If i honestly ask myself what tragedy i am more likely to have an effect, however small, in preventing again -- if i ask what tragedy could have been prevented -- should that not be the garment factory horror? (At this point, yes, i acknowledge the national debate over gun control, and i acknowledge that as a citizen i should also be doing my part to address the lobbying power of the NRA. On the other hand, reviewing the lists at wikipedia indicates that folks can do plenty of harm with Prometheus' gift.)

So i rebel against being caught up in horror over the tragedy in Sandy Hook, in Portland, in Aurora. I remember, and remember the shooting at Lehigh Southwest Cement Permanente Plant. What about the shooting in Oikos University of Oakland (which contributes 6% of the Oakland homicides, i presume)? I don't recall that: is April too far away or is the fact it happened in Oakland and to Koreans that it didn't get visibility?

Enough! I will go back to my silence, reading your reactions with respect, and perhaps i won't feel nagged by the sense that my silence allows others to project their reactions on to me for some years.


Christine frames my response in post-structuralist theory and quotes Jean Baudrillard to me, then explains i am attempting to preserve my reactions to real (that is, actually experienced) horrors by resisting having emotions triggered by the simulacrum of horrors (the signs, representation, hyperreality of reporting).

--==∞==--

Meanwhile, i had a delightful day at work yesterday.

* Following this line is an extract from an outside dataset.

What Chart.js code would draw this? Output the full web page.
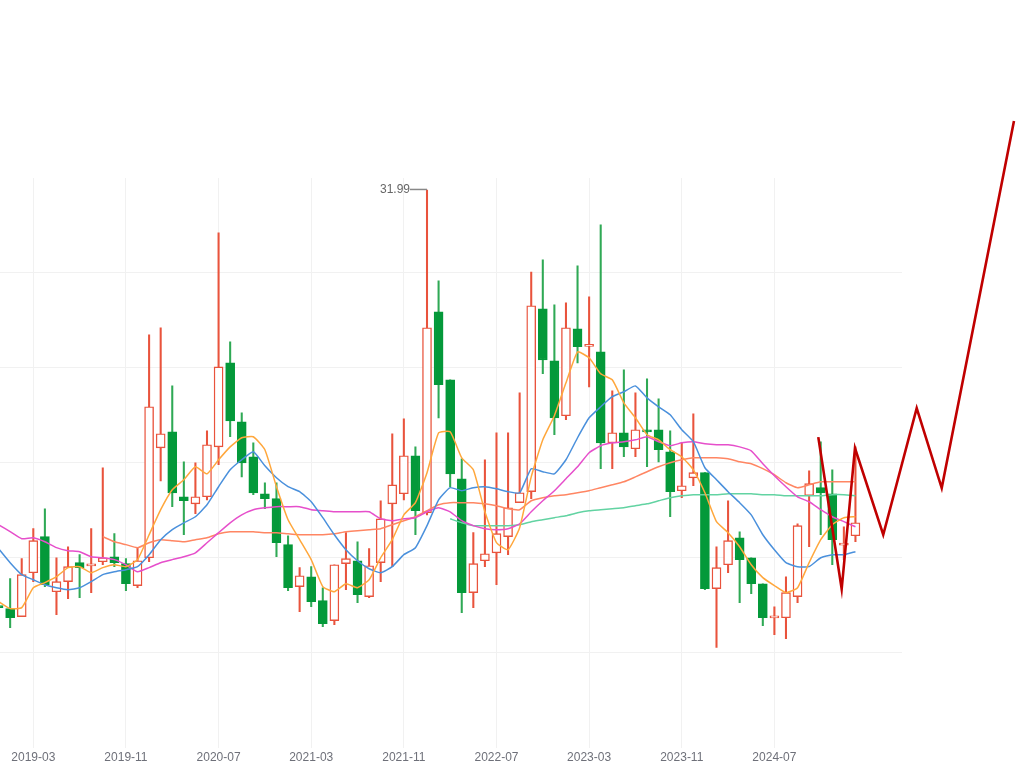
<!DOCTYPE html>
<html>
<head>
<meta charset="utf-8">
<script src="https://cdn.jsdelivr.net/npm/chart.js@4.4.0/dist/chart.umd.min.js"></script>
<style>
html,body{margin:0;padding:0;background:#ffffff;overflow:hidden}
#wrap{position:relative;width:1024px;height:768px}
</style>
</head>
<body>
<div id="wrap"><canvas id="c" width="1024" height="768"></canvas></div>
<script>
// ---- categories (monthly candles) ----
const months = ['2018-12',
 '2019-01','2019-02','2019-03','2019-04','2019-05','2019-06','2019-07','2019-08','2019-09','2019-10','2019-11','2019-12',
 '2020-01','2020-02','2020-03','2020-04','2020-05','2020-06','2020-07','2020-08','2020-09','2020-10','2020-11','2020-12',
 '2021-01','2021-02','2021-03','2021-04','2021-05','2021-06','2021-07','2021-08','2021-09','2021-10','2021-11','2021-12',
 '2022-01','2022-02','2022-03','2022-04','2022-05','2022-06','2022-07','2022-08','2022-09','2022-10','2022-11','2022-12',
 '2023-01','2023-02','2023-03','2023-04','2023-05','2023-06','2023-07','2023-08','2023-09','2023-10','2023-11','2023-12',
 '2024-01','2024-02','2024-03','2024-04','2024-05','2024-06','2024-07','2024-08','2024-09','2024-10','2024-11','2024-12',
 '2025-01','2025-02'];

const xTickLabels = ['2019-03','2019-11','2020-07','2021-03','2021-11','2022-07','2023-03','2023-11','2024-07'];

// ---- OHLC ----
const open = [10.09, 9.94, 9.52, 11.83, 13.73, 10.83, 11.36, 12.36, 12.19, 12.41,
 12.67, 12.31, 11.15, 12.62, 18.41, 19.25, 15.83, 15.46, 15.83, 18.46,
 22.88, 19.78, 17.94, 15.99, 15.73, 13.31, 11.10, 11.62, 10.36, 9.31,
 12.31, 12.46, 10.57, 12.36, 15.46, 15.99, 17.99, 14.99, 25.57, 21.99,
 16.78, 10.78, 12.46, 12.88, 13.73, 15.52, 16.10, 25.73, 22.99, 20.10,
 24.67, 23.75, 23.46, 18.67, 19.20, 18.36, 19.36, 19.36, 18.20, 16.15,
 16.83, 17.10, 10.99, 12.25, 13.67, 12.62, 11.25, 9.45, 9.46, 10.57,
 15.89, 16.31, 15.99, 13.28, 13.78];
const high = [10.20, 11.52, 12.57, 14.15, 15.20, 12.62, 13.20, 12.78, 14.15, 17.36,
 13.89, 12.57, 13.15, 24.36, 24.73, 21.67, 17.67, 17.62, 19.31, 29.73,
 23.99, 20.25, 18.67, 16.57, 16.57, 13.78, 12.10, 12.15, 11.04, 12.25,
 13.94, 13.46, 13.10, 15.62, 19.15, 19.94, 18.46, 31.99, 27.20, 21.99,
 17.83, 13.94, 17.78, 19.20, 19.20, 21.31, 27.67, 28.31, 25.94, 26.04,
 27.99, 26.36, 30.15, 21.41, 22.52, 21.31, 22.04, 20.99, 19.31, 18.67,
 20.20, 17.10, 13.20, 15.62, 13.99, 12.62, 11.25, 10.04, 11.62, 14.41,
 17.20, 18.73, 17.25, 14.25, 18.46];
const low = [9.88, 8.94, 9.52, 11.36, 11.10, 9.62, 10.46, 10.52, 10.78, 12.25,
 12.15, 10.89, 11.04, 12.41, 16.67, 15.31, 13.83, 14.94, 15.67, 17.52,
 18.99, 16.88, 15.94, 15.20, 12.67, 10.89, 9.78, 10.04, 8.99, 9.10,
 10.94, 10.25, 10.52, 11.36, 12.15, 15.67, 13.83, 14.88, 19.99, 16.36,
 9.73, 9.99, 12.15, 11.20, 12.78, 15.52, 15.73, 22.31, 19.10, 19.89,
 22.88, 21.62, 17.31, 17.31, 17.94, 17.94, 17.41, 17.67, 14.78, 15.78,
 16.41, 10.94, 7.89, 11.83, 10.25, 10.73, 9.04, 8.57, 8.36, 10.25,
 13.20, 13.83, 12.25, 12.52, 13.46];
const close = [9.99, 9.46, 11.73, 13.52, 11.20, 11.36, 12.15, 12.10, 12.22, 12.62,
 12.36, 11.25, 12.46, 20.57, 19.15, 16.04, 15.62, 15.83, 18.57, 22.67,
 19.83, 17.62, 16.04, 15.73, 13.41, 11.04, 11.67, 10.31, 9.15, 12.25,
 12.57, 10.67, 12.20, 14.67, 16.46, 17.99, 15.10, 24.73, 21.73, 17.04,
 10.78, 12.31, 12.83, 13.89, 15.25, 16.04, 25.89, 23.04, 19.99, 24.73,
 23.73, 23.78, 18.67, 19.20, 18.46, 19.36, 19.25, 18.31, 16.10, 16.41,
 17.10, 10.99, 12.10, 13.52, 12.52, 11.25, 9.46, 9.46, 10.78, 14.31,
 16.52, 16.04, 13.57, 13.31, 14.46];

// ---- moving averages ----
const ma5 = [10.31, 9.94, 9.99, 11.04, 11.31, 11.62, 12.10, 12.15, 11.83, 12.10,
 12.25, 12.15, 12.52, 13.83, 15.15, 16.20, 16.73, 17.41, 17.04, 17.78,
 18.46, 18.94, 18.99, 18.31, 16.36, 14.62, 13.57, 12.52, 11.10, 10.83,
 11.25, 11.04, 11.46, 12.62, 13.57, 14.88, 15.52, 17.10, 19.20, 19.25,
 17.88, 17.25, 15.04, 13.41, 13.04, 14.20, 16.88, 18.83, 20.10, 21.83,
 23.46, 23.15, 22.31, 21.99, 20.78, 19.99, 19.10, 18.83, 18.31, 17.94,
 17.25, 16.04, 14.52, 13.94, 13.20, 12.25, 11.57, 11.15, 10.78, 11.04,
 12.36, 13.57, 14.36, 14.73, 14.78];
const ma10 = [13.10, 12.36, 11.73, 11.46, 11.20, 11.04, 10.94, 11.04, 11.36, 11.73,
 11.88, 11.99, 12.15, 12.78, 13.57, 14.10, 14.46, 14.78, 15.41, 16.36,
 17.25, 17.78, 18.20, 17.46, 16.83, 16.36, 16.10, 15.57, 14.73, 13.83,
 13.04, 12.46, 12.04, 11.83, 12.15, 12.78, 13.15, 14.31, 15.67, 16.31,
 16.15, 16.31, 16.36, 16.25, 16.10, 16.04, 17.31, 17.15, 17.04, 17.78,
 18.94, 19.99, 20.57, 21.10, 21.36, 21.67, 21.04, 20.57, 20.15, 19.36,
 18.73, 17.36, 16.73, 16.10, 15.52, 14.88, 13.83, 13.04, 12.36, 12.15,
 12.15, 12.62, 12.78, 12.78, 12.94];
const ma20 = [14.36, 13.99, 13.62, 13.67, 13.46, 13.15, 12.99, 12.94, 12.67, 12.62,
 12.52, 12.25, 11.88, 12.10, 12.36, 12.52, 12.67, 12.88, 13.41, 13.94,
 14.46, 14.88, 15.15, 15.25, 15.31, 15.31, 15.31, 15.15, 15.10, 15.04,
 15.04, 15.04, 15.04, 14.67, 14.57, 14.67, 14.73, 15.04, 15.25, 15.04,
 14.57, 14.31, 14.15, 14.10, 14.15, 14.41, 15.04, 15.62, 16.15, 16.78,
 17.41, 18.15, 18.52, 18.67, 18.73, 18.83, 18.99, 18.73, 18.52, 18.67,
 18.73, 18.62, 18.57, 18.57, 18.46, 18.25, 17.57, 16.94, 16.36, 15.83,
 15.57, 15.15, 14.78, 14.52, 14.25];
const ma30 = [null, null, null, null, null, null, null, null, null,
 13.73, 13.46, 13.31, 13.15, 13.41, 13.57, 13.52, 13.46, 13.57, 13.67,
 13.88, 13.99, 13.99, 13.99, 13.94, 13.94, 13.88, 13.83, 13.83, 13.83,
 13.88, 13.99, 14.04, 14.10, 14.15, 14.36, 14.57, 14.78, 15.10, 15.41,
 15.52, 15.52, 15.52, 15.46, 15.36, 15.20, 15.15, 15.62, 15.78, 15.88,
 15.94, 16.04, 16.15, 16.31, 16.46, 16.62, 16.88, 17.15, 17.41, 17.62,
 17.78, 17.88, 17.88, 17.88, 17.83, 17.67, 17.57, 17.31, 16.99, 16.57,
 16.31, 16.46, 16.62, 16.62, 16.62, 16.62];
const ma60Lead = 39; // months before the 60-month average exists in view
const ma60Values = [14.67, 14.46, 14.31, 14.31, 14.31, 14.31, 14.36, 14.52, 14.62, 14.73,
 14.83, 14.99, 15.10, 15.15, 15.20, 15.25, 15.36, 15.46, 15.62, 15.78,
 15.88, 15.94, 15.94, 15.94, 15.99, 15.99, 15.99, 15.94, 15.94, 15.88,
 15.88, 15.88, 15.88, 15.94, 15.94, 15.88];
const ma60 = new Array(ma60Lead).fill(null).concat(ma60Values);

// ---- hand-drawn projection (month position, price) ----
const waveX = [70.79, 72.81, 73.96, 76.40, 79.29, 81.45, 87.69];
const waveY = [18.97, 10.97, 18.40, 13.83, 20.50, 16.29, 35.62];

// ---- visible window / grid ----
const xView = [0.124, 78.02];
const yView = [2.62, 32.62];
const yGridValues = [27.62, 22.62, 17.62, 12.62, 7.62];

const RED = '#e9533c';
const GREEN = '#04993a';
const GREEN_WICK = '#2fa955';
const up = close.map((c, i) => c >= open[i]);

const lineDs = (label, arr, color, order) => ({
  type: 'line', label,
  data: arr.map((v, i) => ({x: i, y: v})),
  borderColor: color, borderWidth: 1.5, pointRadius: 0, tension: 0.15,
  spanGaps: false, order
});

const maxLabel = {
  id: 'maxLabel',
  afterDatasetsDraw(chart) {
    const {ctx, scales} = chart;
    let mi = 0;
    high.forEach((v, i) => { if (v > high[mi]) mi = i; });
    const px = scales.x.getPixelForValue(mi);
    const py = scales.y.getPixelForValue(high[mi]) - 0.5;
    ctx.save();
    ctx.strokeStyle = '#888888';
    ctx.lineWidth = 1.5;
    ctx.beginPath(); ctx.moveTo(px, py); ctx.lineTo(px - 17, py); ctx.stroke();
    ctx.fillStyle = '#666666';
    ctx.font = '12px "Liberation Sans", Arial, sans-serif';
    ctx.textAlign = 'right'; ctx.textBaseline = 'middle';
    ctx.fillText(high[mi].toFixed(2), px - 17, py);
    ctx.restore();
  }
};

new Chart(document.getElementById('c'), {
  data: {
    datasets: [
      { type: 'bar', label: 'wick',
        data: months.map((m, i) => ({x: i, y: [low[i], high[i]]})),
        backgroundColor: c => up[c.dataIndex] ? RED : GREEN_WICK,
        barThickness: 1.4, grouped: false, order: 20 },
      { type: 'bar', label: 'body',
        data: months.map((m, i) => ({x: i, y: [open[i], close[i]]})),
        backgroundColor: c => up[c.dataIndex] ? '#ffffff' : GREEN,
        borderColor: c => up[c.dataIndex] ? RED : GREEN,
        borderWidth: 1.4, borderSkipped: false, barThickness: 9, minBarLength: 2,
        grouped: false, order: 19 },
      lineDs('MA60', ma60, '#62d3a2', 8),
      lineDs('MA30', ma30, '#ff8663', 7),
      lineDs('MA20', ma20, '#e64fcb', 6),
      lineDs('MA10', ma10, '#4a90dc', 5),
      lineDs('MA5', ma5, '#ffa73c', 4),
      { type: 'line', label: 'wave',
        data: waveX.map((x, i) => ({x, y: waveY[i]})),
        borderColor: '#c00000', borderWidth: 2.6, pointRadius: 0, tension: 0,
        clip: false, order: 0 }
    ]
  },
  options: {
    responsive: false,
    animation: false,
    layout: {padding: {top: 178, bottom: 0, left: 0, right: 0}},
    plugins: {legend: {display: false}, tooltip: {enabled: false}},
    scales: {
      x: {
        type: 'linear', bounds: 'data', offset: false,
        afterDataLimits: s => { s.min = xView[0]; s.max = xView[1]; },
        afterBuildTicks: s => { s.ticks = xTickLabels.map(l => ({value: months.indexOf(l)})); },
        ticks: {autoSkip: false, maxRotation: 0, padding: 3, color: '#6e7079',
          font: {size: 12, family: '"Liberation Sans", Arial, sans-serif'},
          callback: v => months[v]},
        grid: {color: '#f1f1f1', drawTicks: false, offset: false},
        border: {display: false}
      },
      y: {
        type: 'linear', position: 'right', bounds: 'data',
        afterDataLimits: s => { s.min = yView[0]; s.max = yView[1]; },
        afterBuildTicks: s => { s.ticks = yGridValues.map(v => ({value: v})); },
        afterFit: s => { s.width = 122; },
        ticks: {display: false},
        grid: {color: '#f1f1f1', drawTicks: false},
        border: {display: false}
      }
    }
  },
  plugins: [maxLabel]
});
</script>
</body>
</html>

I had hours to bury my mind in analysis and examination of an issue; it happened to be process oriented. I did a proper UML diagram, i got access to a test system to configure at will, i did a little research, i designed and tested, i documented my process with more diagrams, and emailed around a powerpoint (bleh). I felt i had really engaged, and - OH! how much i enjoyed my work!

If you are really curious, i can share what i have learned about setting up a Kanban board in Greenhopper using custom albeit generic JIRA workflows. I'm happy to share the XML workflow definition if you wish.

I was bouncing with delight at the end of my work, not wanting to get up to go to dinner until i had completed the last slide and the email to the relevant work discussion list. To go from idea to working prototype (which i consider implementation ready, barring team member rebellion) to documentation in just an afternoon (well, i kept working past 6 pm) is so empowering.

I am really looking forward to everyone being away and the meetings decreasing over the holidays! Please, please let me stay well!